Best known for A Woman is a Woman, Alphaville or The Chinese, Godard ended his life on September 13th by physician-assisted suicide. His wife Anne-Marie Miéville states that, “He was not sick, he was simply exhausted. So he had made the decision to end it. It was his decision and it was important for him that it be known.”
His relationship with cinema began in the 50s when he worked as a critic for the film magazine Cahiers du Cinéma, and he made his first movie Imaginary Lovers in 1960. With Imaginary Lovers, the French director made one of the first films of the French New Wave movement and began to change the language, aesthetics and form of cinema. Later than, Imaginary Lovers became a symbol of the French New Wave. Through the movie, Godard took improvised dialogues to close the reality of life. On the one hand, the locations of the movies were also changing, and the cameras were moving from the sets to the streets. Imaginary Lovers was also filmed outdoors mostly. Starting to break the rules, Godard’s line would gradually sharpen and he would develop a counter-cinema with his language and techniques. Although his language and narrative style changed with movies throughout his career, the focus of his camera would never change.

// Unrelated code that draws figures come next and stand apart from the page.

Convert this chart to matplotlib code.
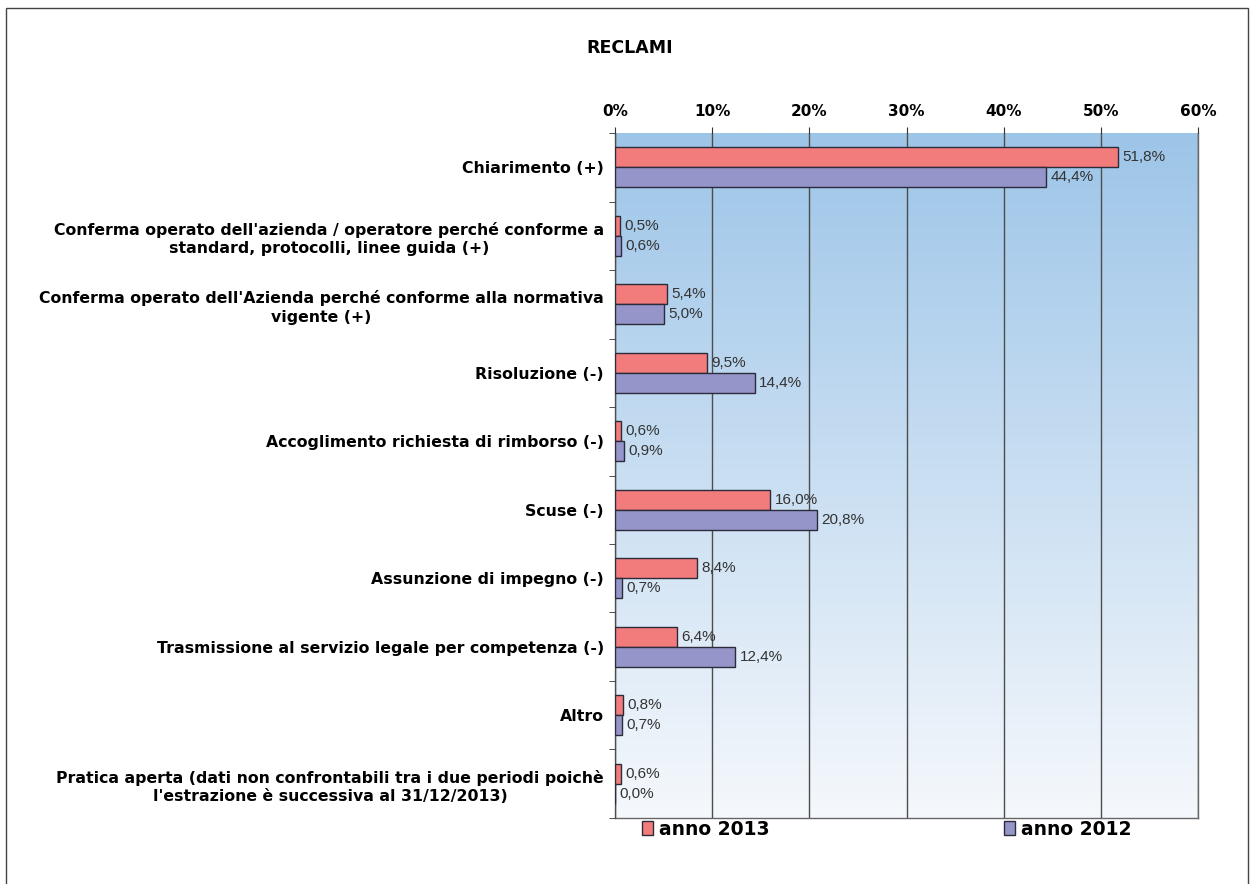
import numpy as np
import matplotlib
matplotlib.use("Agg")
import matplotlib.pyplot as plt
from matplotlib.patches import Rectangle

categories = [
    "Chiarimento (+)",
    "Conferma operato dell'azienda / operatore perché conforme a\nstandard, protocolli, linee guida (+)",
    "Conferma operato dell'Azienda perché conforme alla normativa\nvigente (+)",
    "Risoluzione (-)",
    "Accoglimento richiesta di rimborso (-)",
    "Scuse (-)",
    "Assunzione di impegno (-)",
    "Trasmissione al servizio legale per competenza (-)",
    "Altro",
    "Pratica aperta (dati non confrontabili tra i due periodi poichè\nl'estrazione è successiva al 31/12/2013)",
]
anno_2013 = [51.8, 0.5, 5.4, 9.5, 0.6, 16.0, 8.4, 6.4, 0.8, 0.6]
anno_2012 = [44.4, 0.6, 5.0, 14.4, 0.9, 20.8, 0.7, 12.4, 0.7, 0.0]
xticks = [0, 10, 20, 30, 40, 50, 60]

red = "#F27B7B"
purple = "#9595C9"
edge = "#2b2b3b"

fig = plt.figure(figsize=(12.5, 8.84), dpi=100)
ax = fig.add_axes([0.492, 0.0747, 0.4664, 0.7748])

n = len(categories)
y = np.arange(n)
h = 0.29

# vertical gradient behind the bars
t = np.linspace(0, 1, 256)[:, None, None]
top = np.array([0x9D, 0xC5, 0xE8]) / 255
bot = np.array([0xF5, 0xF8, 0xFC]) / 255
img = top + (bot - top) * t
ax.imshow(img, extent=[0, 60, n - 0.5, -0.5], aspect="auto", zorder=0)

b1 = ax.barh(y - h / 2, anno_2013, height=h, color=red, edgecolor=edge, linewidth=1, zorder=3, label="anno 2013")
b2 = ax.barh(y + h / 2, anno_2012, height=h, color=purple, edgecolor=edge, linewidth=1, zorder=3, label="anno 2012")

for bars, vals in ((b1, anno_2013), (b2, anno_2012)):
    for bar, v in zip(bars, vals):
        ax.text(v + 0.45, bar.get_y() + bar.get_height() / 2, f"{v:.1f}%".replace(".", ","),
                va="center", ha="left", fontsize=11, family="Liberation Sans",
                color="#333333", zorder=4)

ax.set_xlim(0, 60)
ax.set_ylim(n - 0.5, -0.5)
ax.xaxis.tick_top()
ax.set_xticks(xticks)
ax.set_xticklabels([f"{t}%" for t in xticks], fontsize=11, fontweight="bold")
ax.tick_params(axis="x", length=4, color="#333333", pad=6)
ax.grid(axis="x", color="#4d4d4d", linewidth=1, zorder=1)
ax.set_axisbelow(False)

ax.set_yticks(y)
ax.set_yticklabels(categories, fontsize=11.3, fontweight="bold", ha="right",
                   multialignment="center", linespacing=1.3)
ax.tick_params(axis="y", which="major", length=0, pad=8)
ax.set_yticks(np.arange(-0.5, n, 1), minor=True)
ax.tick_params(axis="y", which="minor", length=4, color="#333333")

for s in ax.spines.values():
    s.set_color("#666666")
    s.set_linewidth(1)
ax.spines["top"].set_visible(False)

fig.text(0.504, 0.946, "RECLAMI", ha="center", va="center", fontsize=12.5, fontweight="bold")

fig.legend(handles=[b1, b2], loc="center left", bbox_to_anchor=(0.5, 0.062), ncol=2,
           frameon=False, prop={"weight": "bold", "size": 13.5},
           handlelength=0.6, handleheight=0.8, handletextpad=0.3, columnspacing=12.5)

fig.patches.append(Rectangle((0.005, -0.01), 0.993, 1.001, transform=fig.transFigure,
                             fill=False, edgecolor="#444444", linewidth=1))

fig.savefig("out.png", dpi=100)
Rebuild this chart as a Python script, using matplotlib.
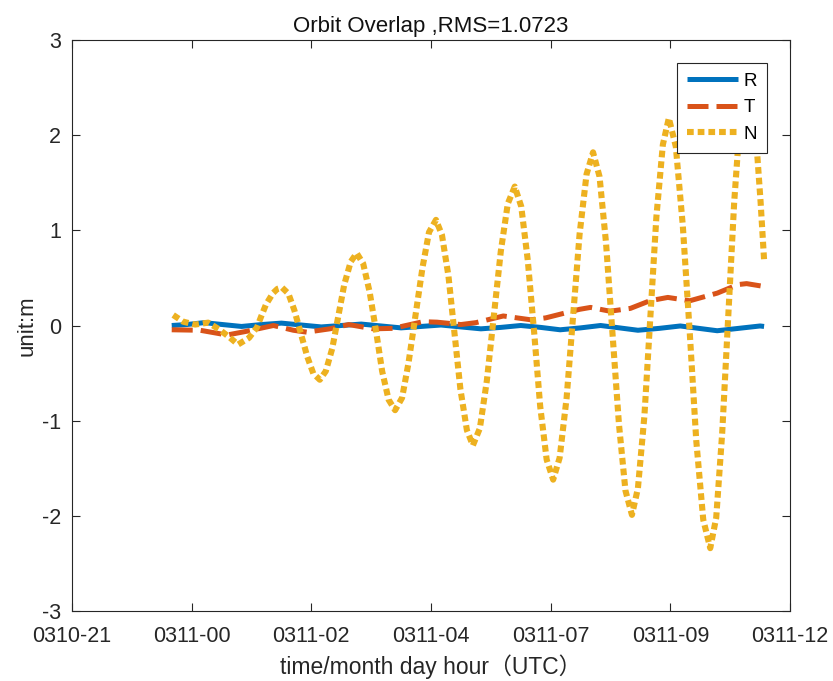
import matplotlib
matplotlib.use("Agg")
import matplotlib.pyplot as plt

plt.rcParams['font.family'] = ['Liberation Sans', 'Noto Sans CJK SC', 'DejaVu Sans']
plt.rcParams['axes.unicode_minus'] = False

# Hours relative to 0311-00 UTC
t_R = [-0.40, -0.10, 0.25, 0.62, 1.00, 1.40, 1.80, 2.20, 2.60, 3.00, 3.40, 3.80,
       4.20, 4.60, 5.00, 5.40, 5.80, 6.20, 6.60, 7.00, 7.39, 7.80, 8.20, 8.58,
       8.95, 9.38, 9.80, 10.17, 10.54, 10.97, 11.40, 11.48]
v_R = [0.00, 0.01, 0.03, 0.01, -0.01, 0.01, 0.025, 0.005, -0.015, 0.00, 0.015, -0.005,
       -0.025, -0.01, 0.005, -0.015, -0.035, -0.02, 0.00, -0.02, -0.045, -0.025, 0.00, -0.025,
       -0.05, -0.03, -0.005, -0.03, -0.055, -0.03, -0.005, -0.01]

t_T = [-0.40, 0.17, 0.71, 1.11, 1.64, 2.04, 2.31, 2.77, 3.15, 3.64, 4.04, 4.64,
       4.92, 5.40, 5.70, 6.25, 6.80, 7.10, 7.78, 8.00, 8.39, 8.80, 9.19, 9.55,
       9.99, 10.54, 10.96, 11.13, 11.48]
v_T = [-0.045, -0.05, -0.10, -0.06, 0.00, -0.05, -0.07, -0.035, 0.01, -0.035, -0.03, 0.04,
       0.035, 0.01, 0.03, 0.10, 0.06, 0.08, 0.17, 0.19, 0.15, 0.18, 0.26, 0.295,
       0.26, 0.34, 0.43, 0.44, 0.41]

t_N = [-0.37, -0.17, 0.07, 0.33, 0.55, 0.75, 0.93, 1.15, 1.31, 1.39, 1.49, 1.63, 1.72, 1.81,
       1.94, 2.06, 2.19, 2.32, 2.44,
       2.57, 2.69, 2.82, 2.94, 3.06, 3.19,
       3.31, 3.44, 3.57, 3.70, 3.82, 3.95,
       4.08, 4.22, 4.35, 4.49, 4.63, 4.76,
       4.90, 5.02, 5.15, 5.27, 5.39, 5.52,
       5.64, 5.78, 5.92, 6.06, 6.20, 6.34,
       6.48, 6.61, 6.74, 6.87, 6.99, 7.12,
       7.25, 7.38, 7.52, 7.65, 7.78, 7.92,
       8.05, 8.18, 8.31, 8.44, 8.57, 8.70,
       8.83, 8.95, 9.08, 9.20, 9.32, 9.45,
       9.57, 9.71, 9.85, 9.99, 10.12, 10.26,
       10.40, 10.52, 10.64, 10.76, 10.88, 11.00,
       11.12, 11.24, 11.34, 11.41, 11.48]
v_N = [0.11, 0.04, 0.01, 0.03, -0.04, -0.12, -0.20, -0.13, -0.02, 0.09, 0.22, 0.34, 0.385, 0.40,
       0.335, 0.16, -0.085, -0.33, -0.505,
       -0.57, -0.48, -0.24, 0.095, 0.43, 0.67,
       0.76, 0.65, 0.35, -0.065, -0.48, -0.78,
       -0.89, -0.76, -0.39, 0.11, 0.61, 0.98,
       1.11, 0.95, 0.52, -0.075, -0.67, -1.10,
       -1.26, -1.08, -0.58, 0.10, 0.78, 1.28,
       1.46, 1.25, 0.69, -0.08, -0.85, -1.41,
       -1.62, -1.39, -0.76, 0.10, 0.96, 1.59,
       1.82, 1.565, 0.87, -0.085, -1.04, -1.735,
       -1.99, -1.71, -0.95, 0.095, 1.14, 1.90,
       2.18, 1.88, 1.05, -0.08, -1.21, -2.04,
       -2.34, -2.02, -1.13, 0.08, 1.29, 2.18,
       2.50, 2.25, 1.82, 1.30, 0.69]

x_ticks = [-2.4, 0.0, 2.4, 4.8, 7.2, 9.6, 12.0]
x_labels = ['0310-21', '0311-00', '0311-02', '0311-04', '0311-07', '0311-09', '0311-12']
y_ticks = [-3, -2, -1, 0, 1, 2, 3]

fig = plt.figure(figsize=(8.33, 6.81), dpi=100)
ax = fig.add_axes([72 / 833, 70 / 681, 718 / 833, 571 / 681])

ax.plot(t_R, v_R, color='#0072BD', lw=3.6, solid_capstyle='butt', label='R')
ax.plot(t_T, v_T, color='#D95319', lw=3.6, dashes=(4.2, 1.6), dash_capstyle='butt', label='T')
ax.plot(t_N, v_N, color='#EDB120', lw=4.4, dashes=(1.1, 0.65), dash_capstyle='butt', label='N')

ax.set_xlim(-2.4, 12.0)
ax.set_ylim(-3, 3)
ax.set_xticks(x_ticks)
ax.set_xticklabels(x_labels)
ax.set_yticks(y_ticks)
ax.tick_params(direction='in', length=6, width=0.8, top=True, right=True,
               labelsize=15.5, colors='#262626')
ax.tick_params(axis='x', pad=11)
ax.tick_params(axis='y', pad=8)
for s in ax.spines.values():
    s.set_linewidth(0.8)
    s.set_color('#262626')

ax.set_title('Orbit Overlap ,RMS=1.0723', fontsize=16, color='#111111', pad=6)
ax.set_xlabel('time/month day hour（UTC）', fontsize=16.5, color='#262626', labelpad=5)
ax.set_ylabel('unit:m', fontsize=16, color='#262626', labelpad=3)

leg = ax.legend(loc='upper right', fontsize=13.5, handlelength=2.7, handletextpad=0.3,
                borderpad=0.55, labelspacing=0.5, fancybox=False, framealpha=1,
                borderaxespad=1.2, edgecolor='#262626')
leg.get_frame().set_linewidth(0.8)

fig.savefig('out.png', dpi=100, facecolor='white')
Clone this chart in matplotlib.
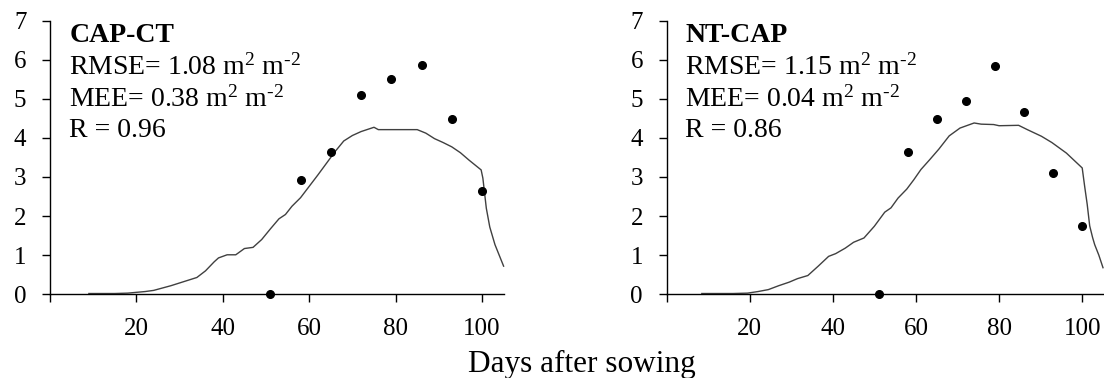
import matplotlib
matplotlib.use("Agg")
import matplotlib.pyplot as plt
from matplotlib.transforms import Bbox, TransformedBbox

plt.rcParams['font.family'] = ['Liberation Serif', 'DejaVu Serif']
plt.rcParams['mathtext.fontset'] = 'custom'
plt.rcParams['mathtext.rm'] = 'Liberation Serif'
plt.rcParams['mathtext.default'] = 'regular'

# ---- data ----
obs_days = [51, 58, 65, 72, 79, 86, 93, 100]

cap_ct_obs = [0.0, 2.93, 3.65, 5.10, 5.50, 5.86, 4.48, 2.64]
cap_ct_sim_days = [9, 12, 15, 18, 20, 22, 24, 26, 28, 30, 32, 34, 36, 38, 39, 41, 43,
                   45, 47, 49, 51, 53, 54.5, 56, 58, 60, 62, 64, 66, 68, 70, 72, 75,
                   76, 80, 85, 87, 89, 91, 93, 95, 97, 99.8, 100.2, 101, 101.8, 103, 105]
cap_ct_sim = [0.02, 0.02, 0.02, 0.03, 0.05, 0.07, 0.10, 0.16, 0.22, 0.29, 0.36, 0.43,
              0.60, 0.83, 0.93, 1.01, 1.01, 1.17, 1.20, 1.40, 1.67, 1.93, 2.04, 2.25,
              2.47, 2.76, 3.05, 3.35, 3.65, 3.92, 4.06, 4.16, 4.27, 4.21, 4.21, 4.21,
              4.12, 3.98, 3.88, 3.77, 3.62, 3.43, 3.18, 2.97, 2.20, 1.72, 1.27, 0.72]

nt_cap_obs = [0.0, 3.63, 4.49, 4.95, 5.83, 4.65, 3.10, 1.75]
nt_cap_sim_days = [8.5, 12, 16, 19.5, 22, 24.5, 27, 29.5, 31.5, 34, 36.5, 39, 40.7, 43,
                   45, 47.5, 50, 52.5, 54, 55.7, 57.8, 59.5, 61.2, 63.3, 65.5, 68, 70.6,
                   74, 75.7, 78.7, 80, 84.7, 86.8, 90.2, 92.7, 96.2, 100, 100.6, 101.2,
                   101.8, 102.5, 103, 104, 105]
nt_cap_sim = [0.02, 0.02, 0.02, 0.03, 0.07, 0.12, 0.22, 0.31, 0.40, 0.48, 0.72, 0.97,
              1.04, 1.18, 1.33, 1.44, 1.74, 2.10, 2.21, 2.46, 2.69, 2.93, 3.19, 3.44,
              3.71, 4.05, 4.25, 4.38, 4.35, 4.34, 4.31, 4.32, 4.21, 4.04, 3.88, 3.61,
              3.23, 2.75, 2.30, 1.75, 1.45, 1.27, 1.00, 0.68]

panels = [
    dict(title="CAP-CT", rmse="1.08", mee="0.38", r="0.96",
         sd=cap_ct_sim_days, sv=cap_ct_sim, ov=cap_ct_obs),
    dict(title="NT-CAP", rmse="1.15", mee="0.04", r="0.86",
         sd=nt_cap_sim_days, sv=nt_cap_sim, ov=nt_cap_obs),
]

x_ticks = [0, 20, 40, 60, 80, 100]
x_ticklabels = ["", "20", "40", "60", "80", "100"]
y_ticks = [0, 1, 2, 3, 4, 5, 6, 7]

W, H = 1104, 378
fig = plt.figure(figsize=(W / 100, H / 100), dpi=100)

rects = [
    [50 / W, (H - 294.3) / H, 453.6 / W, 273.8 / H],
    [666.5 / W, (H - 294.3) / H, 436.5 / W, 273.8 / H],
]

clip_bbox = TransformedBbox(Bbox([[0, (H - 334.5) / H], [1, 1]]), fig.transFigure)
unit = "m$^{2}$ m$^{\u20102}$"

for p, rect in zip(panels, rects):
    ax = fig.add_axes(rect)
    ax.plot(p["sd"], p["sv"], color="#404040", lw=1.0, clip_on=False)
    ax.plot(obs_days, p["ov"], "o", color="black", ms=5.5, clip_on=False)
    ax.set_xlim(0, 105)
    ax.set_ylim(0, 7)
    ax.set_xticks(x_ticks)
    ax.set_xticklabels(x_ticklabels)
    ax.set_yticks(y_ticks)
    for s in ["top", "right"]:
        ax.spines[s].set_visible(False)
    for s in ["left", "bottom"]:
        ax.spines[s].set_linewidth(1.0)
        ax.spines[s].set_color("black")
    ax.tick_params(axis="both", direction="out", length=6, width=1.0,
                   labelsize=18, colors="black")
    ax.tick_params(axis="x", pad=11)
    ax.tick_params(axis="y", pad=11)
    for lab in ax.get_xticklabels():
        lab.set_clip_box(clip_bbox)
        lab.set_clip_on(True)
    tx = 0.0425
    ax.text(tx, 0.922, p["title"], transform=ax.transAxes, fontsize=20,
            fontweight="bold", va="baseline", ha="left")
    ax.text(tx, 0.801, "RMSE= " + p["rmse"] + " " + unit,
            transform=ax.transAxes, fontsize=20, va="baseline", ha="left")
    ax.text(tx, 0.685, "MEE= " + p["mee"] + " " + unit,
            transform=ax.transAxes, fontsize=20, va="baseline", ha="left")
    ax.text(tx, 0.576, "R = " + p["r"], transform=ax.transAxes, fontsize=20,
            va="baseline", ha="left")

fig.text(582 / W, (H - 372) / H, "Days after sowing", fontsize=22.5,
         ha="center", va="baseline")

fig.savefig("out.png", dpi=100)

Having made several films in a career that would last almost half a century, the director’s second movie A Woman is a Woman, described as a “new realist musical”. Maintaining his journey with movies like My Life to Live, Le Mepris and Pierrot le Fou, the director made another highly controversial movie, Chinese Girl in 1967. As can be seen in his other films, Chinese Girl had a Brechtian narrative. So much so that, in one scene of the movie, all the names on the blackboard were erased one by one, leaving only the names of Bertolt Brecht.
In the later years of his career, he preferred to make films that delved into the depths of the individual. Throughout his life, he always sought for the new one in film-making. Number Two, Goodbye to Language, and his last movie The Image Book are some of the best-known films of the French director.